“I was very lucky because the project was quite far along in its casting when I came around,” Dafoe explains. “I was in Los Angeles, where I rarely am because I don’t live there. I knew Andrew was meeting with people for `John Carter’ and since I had worked with him before and was aware of the project, I said that I’d like to have a meeting with him. And he showed me some of the art. When I read the script, I got excited. I said, ‘Listen, you want me to play a Thark, I’ll play a Thark. I would love that. I would love the physical challenges.’
“My character, Tars Tarkas, is the head of a warrior tribe called the Tharks,” he explains. “They are very tall, green-skinned Martians with four arms and tusks. There’s a feeling that their culture is in decline; they were once a great society and now they’ve been reduced to being a nomadic, warlike society, moving from place to place to survive. There’s a feeling of sadness and lost empire to them and it very much informs who Tars Tarkas is. The Thark culture is brutal, primitive and warrior-like, but it hasn’t always been. Tars remembers a more refined, civilized past. He secretly yearns for those days and for a more humane society. He knows there’s got to be a better way than how they’re surviving now.”
The challenge for Dafoe and the other actors playing Tharks was to convey the depth and feeling of their performances while adapting to the technological and physical realities of performing in this particular project. Dafoe and his fellows Tharks spent their time on set dressed in gray jumpsuits covered in black dots and on stilts. They also wore helmets with cameras mounted on them; the cameras were pointed at their faces at all times to capture their expressions. “This film had lots of challenges, not only because of the stilts, but some of the gestural language and the fact that we had to learn a Martian language for part of it,” Dafoe says.
Dafoe is also a huge fan of the story that Edgar Rice Burroughs created (from which the film was based) back in 1912 and believes that it has stood the test of time extremely well. “This is a very well imagined world that Edgar Rice Burroughs has created,” he says. “It’s got all the attraction of that imagination plus pure fantasy. The story he tells really is very evocative, the characters are so well drawn and it puts forth some questions about society and how we conduct ourselves. It asks what our ambitions are and what we’re willing to sacrifice. It’s rich material.

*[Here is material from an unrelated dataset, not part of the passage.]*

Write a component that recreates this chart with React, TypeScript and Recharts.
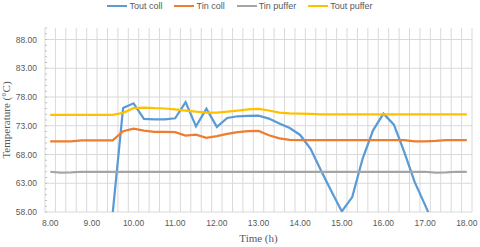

“I can imagine that the film will work for a very broad audience. It works on lots of different levels because it’s complex, it’s dense and it’s very detailed. One of the biggest pleasures in doing this project is to work with someone like Andrew Stanton who works on this scale, on a story that has popular appeal but doesn’t pander. ‘John Carter’ was created from a very personal place,” Dafoe concludes.
Opening across the Philippines on March 9 in IMAX 3D, Digital 3D and regular theatres, “John Carter” is distributed by Walt Disney Studios Motion Pictures International through Columbia Pictures.